Um grande poeta
12/02/14 03:01“Que ela chegue sem clarins ou trombetas, entre como facho de luz pelas gretas da janela e atravesse o quarto na sua claridade. Que ela chegue inesperada, como a chuva na tarde calorenta e faça subir o odor de poeira molhada. Que ela chegue e se deite ao meu lado, sem que a perceba. Que me lave com água da fonte e me cubra com o bálsamo branco do silêncio (Donizete Galvão, in “Mundo Mudo”).”
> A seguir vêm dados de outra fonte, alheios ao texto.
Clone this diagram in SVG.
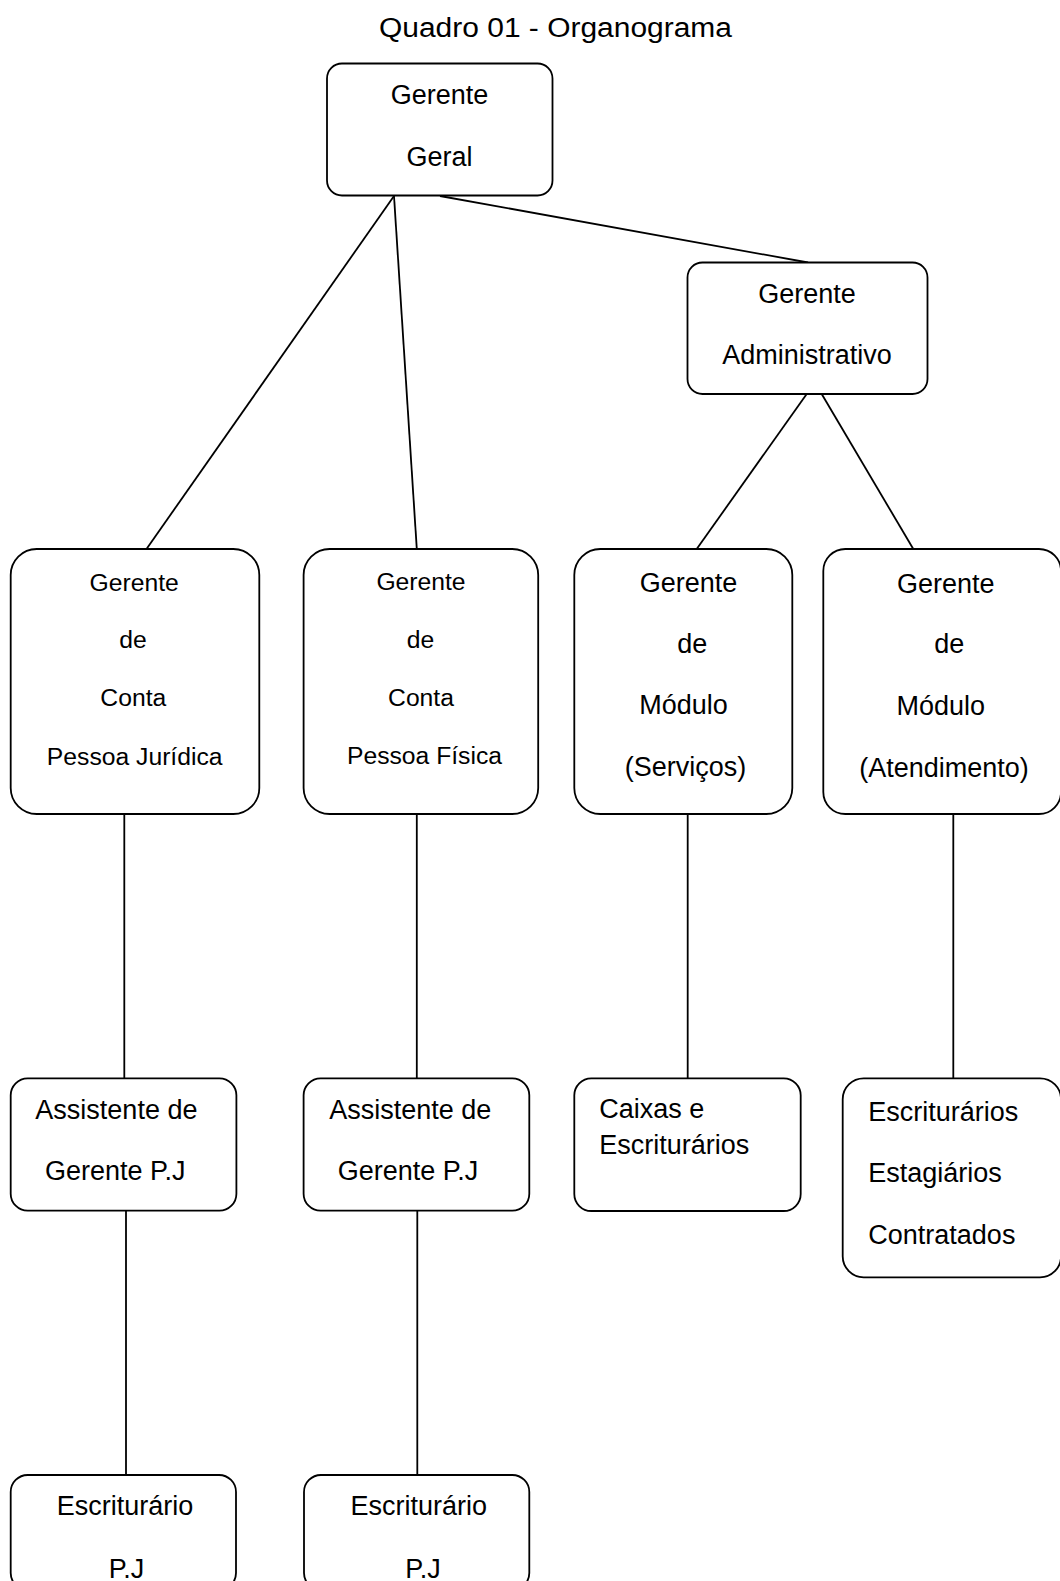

Publiquei aqui e-mails do poeta Donizete durante muitos anos. Eu não resistia, eram sempre sobre comida e muito bons. Agora ele morreu, sem aviso, sem barulho.
Era guardião da coluna, sempre atento, comentando, criticando, rindo e, sendo o grande poeta que era, adorava se disfarçar de mineiro da roça. Como entendia de abobrinhas verdes alumiando no chão dentro de campos e milharais… De piabas prateadas. De canjiquinha, de frango com quiabo. De homens fortes, mãos calosas da roça. Bom, era tudo a raiz da infância de mangas e goiabas no pé e, depois, do susto da cidade, do cimento, da rua cinzenta, da experiência do amor.
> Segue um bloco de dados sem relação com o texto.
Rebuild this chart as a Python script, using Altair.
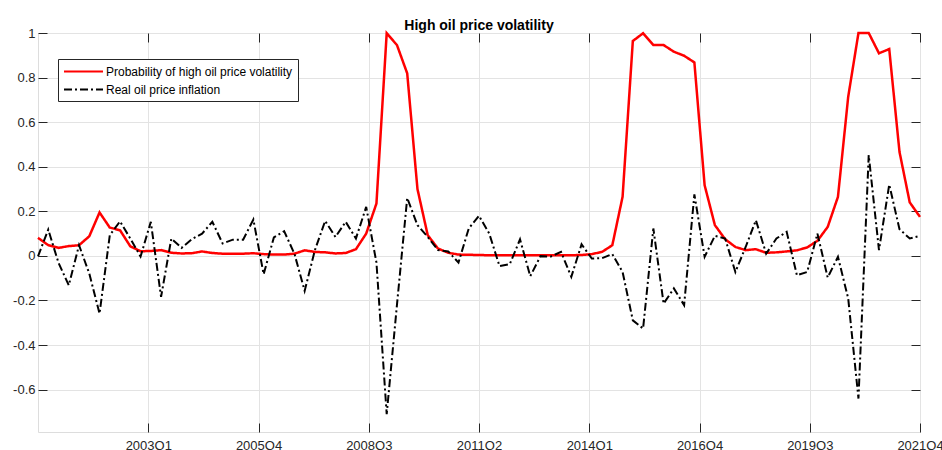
import altair as alt
import pandas as pd

# ---------------- data (quarterly, 2000Q2 .. 2021Q4) ----------------
prob_high_vol = [
    0.081, 0.048, 0.036, 0.044, 0.048, 0.088, 0.195, 0.127, 0.115, 0.043,
    0.021, 0.022, 0.026, 0.014, 0.011, 0.012, 0.020, 0.013, 0.010, 0.010,
    0.010, 0.012, 0.008, 0.006, 0.006, 0.010, 0.025, 0.018, 0.016, 0.011,
    0.013, 0.030, 0.100, 0.235, 0.999, 0.946, 0.819, 0.300, 0.093, 0.033,
    0.014, 0.006, 0.005, 0.004, 0.003, 0.003, 0.003, 0.003, 0.003, 0.003,
    0.003, 0.003, 0.003, 0.004, 0.008, 0.018, 0.048, 0.265, 0.964, 0.999,
    0.946, 0.946, 0.916, 0.898, 0.868, 0.317, 0.138, 0.075, 0.040, 0.026,
    0.030, 0.014, 0.016, 0.020, 0.025, 0.038, 0.068, 0.130, 0.265, 0.714,
    1.000, 1.000, 0.909, 0.928, 0.467, 0.240, 0.175,
]
real_oil_infl = [
    -0.002, 0.118, -0.031, -0.132, 0.048, -0.079, -0.259, 0.093, 0.155, 0.078,
    -0.003, 0.153, -0.184, 0.078, 0.036, 0.075, 0.100, 0.153, 0.056, 0.073,
    0.073, 0.163, -0.082, 0.083, 0.111, 0.010, -0.157, 0.026, 0.157, 0.085,
    0.153, 0.078, 0.220, -0.030, -0.710, -0.220, 0.260, 0.138, 0.085, 0.026,
    0.020, -0.030, 0.123, 0.180, 0.100, -0.046, -0.037, 0.074, -0.091, -0.001,
    -0.003, 0.018, -0.094, 0.052, -0.012, -0.010, 0.008, -0.072, -0.289, -0.326,
    0.123, -0.214, -0.146, -0.221, 0.276, -0.004, 0.090, 0.078, -0.072, 0.040,
    0.160, 0.010, 0.078, 0.108, -0.087, -0.072, 0.100, -0.097, -0.004, -0.191,
    -0.640, 0.452, 0.026, 0.320, 0.120, 0.078, 0.090,
]
series_names = ["Probability of high oil price volatility", "Real oil price inflation"]
x_tick_labels = ["", "2003Q1", "2005Q4", "2008Q3", "2011Q2", "2014Q1", "2016Q4", "2019Q3", "2021Q4"]
y_tick_values = [-0.6, -0.4, -0.2, 0, 0.2, 0.4, 0.6, 0.8, 1]

n = len(prob_high_vol)
idx = list(range(n))
df = pd.DataFrame({
    "t": idx + idx,
    "value": prob_high_vol + real_oil_infl,
    "series": [series_names[0]] * n + [series_names[1]] * n,
})

n_int = len(x_tick_labels) - 1
step = (n - 1) / n_int
x_tick_values = [step * k for k in range(1, n_int + 1)]
lab_arr = "[" + ",".join("'%s'" % s for s in x_tick_labels) + "]"
x_label_expr = "%s[round(datum.value / %f)]" % (lab_arr, step)

FONT = "Liberation Sans"
TXT = "#262626"
GRID = "#e3e3e3"
TICK = 9

xscale = alt.Scale(domain=[0, n - 1], nice=False, zero=False)
yscale = alt.Scale(domain=[-0.79, 1], nice=False, zero=False)

legend = alt.Legend(
    orient="none", legendX=20, legendY=26, title=None,
    symbolType="M-1,0L5,0", symbolSize=169, symbolStrokeWidth=2,
    labelOffset=28, padding=5, rowPadding=4,
    strokeColor="#262626", fillColor="white",
    labelFont=FONT, labelFontSize=12, labelColor="black", labelLimit=400,
)
color = alt.Color("series:N", scale=alt.Scale(domain=series_names, range=["#ff0000", "#000000"]),
                  legend=legend)
dash = alt.StrokeDash("series:N", scale=alt.Scale(domain=series_names, range=[[1, 0], [8, 3, 2, 3]]),
                      legend=legend)

# layer 1: red line + labelled axes with grid
x_main = alt.X("t:Q", scale=xscale, title=None, axis=alt.Axis(
    orient="bottom", values=x_tick_values, labelExpr=x_label_expr, grid=True, gridColor=GRID,
    ticks=False, domain=False, labelFont=FONT, labelFontSize=13, labelColor=TXT,
    labelPadding=7, labelFlush=False, labelOverlap=False, labelBound=False))
y_main = alt.Y("value:Q", scale=yscale, title=None, axis=alt.Axis(
    orient="left", values=y_tick_values, labelExpr="'' + datum.value", grid=True, gridColor=GRID,
    ticks=False, domain=False, labelFont=FONT, labelFontSize=13, labelColor=TXT, labelPadding=3))

red = alt.Chart(df).transform_filter(alt.datum.series == series_names[0]).mark_line(
    strokeWidth=2.5).encode(x=x_main, y=y_main, color=color, strokeDash=dash)

# layer 2: black line + inward ticks bottom/left
def tick_axis(orient, vals):
    return alt.Axis(orient=orient, values=vals, labels=False, grid=False, domain=False,
                    ticks=True, tickSize=TICK, offset=-TICK, tickColor=TXT, tickWidth=1)

black = alt.Chart(df).transform_filter(alt.datum.series == series_names[1]).mark_line(
    strokeWidth=2).encode(
    x=alt.X("t:Q", scale=xscale, title=None, axis=tick_axis("bottom", x_tick_values)),
    y=alt.Y("value:Q", scale=yscale, title=None, axis=tick_axis("left", y_tick_values)),
    color=color, strokeDash=dash)

# layer 3: invisible line carrying top/right inward ticks
ghost = alt.Chart(df).mark_line(strokeOpacity=0).encode(
    x=alt.X("t:Q", scale=xscale, title=None, axis=tick_axis("top", x_tick_values)),
    y=alt.Y("value:Q", scale=yscale, title=None, axis=tick_axis("right", y_tick_values)),
    detail="series:N")

chart = alt.layer(red, black, ghost).resolve_axis(x="independent", y="independent").properties(
    width=882, height=399,
    title=alt.TitleParams("High oil price volatility", font=FONT, fontSize=14, fontWeight="bold",
                          color="black", anchor="middle", baseline="alphabetic", offset=-17, frame="group"),
    padding={"left": 38, "top": 33, "right": 22, "bottom": 18},
    autosize=alt.AutoSizeParams(type="none"),
).configure_view(stroke=TXT, strokeWidth=1).configure(background="white")

chart.save("out.html", embed_options={"renderer": "svg", "actions": False})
Dentro da jequeira que adorava fingir, entendia o que era uma comida fina e boa e outra só de modinhas ridículas. E ria, generoso, compreendendo tudo, elogiando o que era bom, juntando pessoas, puxando o brilho dos tímidos, misturando gente, sem pudor, um grande poeta, mas, antes de tudo, um homem bom. Um homem natural. Um homem comum, o que o fazia o mais incomum de todos. Essa coluna vai se lembrar dele para sempre, dos seus e-mails, das suas respostas que nunca falhavam, das suas perguntas irônicas.
Havia contado a ele que estava com vergonha de falar, simplesmente falar, pois havia ido almoçar com uma amiga, inteligente, editora até, e a certa altura da conversa ela tirou um caderninho do bolso e começou a tomar notas. Intrigada, perguntei que musa baixara nela naquele calorão de churrascaria. Não, é que gostava de tomar nota de palavras que não conhecia e eu era mestra nelas.
Enfiei a viola no saco. Ela percebera que meu vocabulário simplesmente caducara e tentava salvar o que podia.
Fui direto ao Donizete, que adorava palavras e que começou a colecionar algumas que via nos jornais, bem fora de propósito para me consolar. Ele conhecia todas e mais algumas, era o seu ofício sério de poeta brincar com elas.
E o que mais me arrependo de tudo era não ter elogiado seus poemas como mereciam. Quando o conheci fui avisando que seria pobre crítica e leitora, pois a poesia me dava medo, era sempre um poço sem fundo onde eu não queria cair e me segurava nas bordas para não sentir o choque do gelo daquela água. Ele não insistiu, mas um dia me deu a obra completa do T.S. Eliot, vai entender!
E agora, Donizete, como estão as coisas? Queríamos tanto saber de você! Já entendeu tudo? Está louco para nos contar a simplicidade que é o mistério da vida? E que valeu toda a pena do mundo ter sido quem foi? O amoroso pai, marido e amigo? A morte tem gosto de cerveja gelada ou é uma água pura, que mata a sede? Doni, nem mais um e-mailzinho?
Bela crônica, bela definição desse amigo, nunca conheci um jeca tão refinado. Esse amigo tão presente na vida de tanta gente, que fico me perguntando: quantos ele era?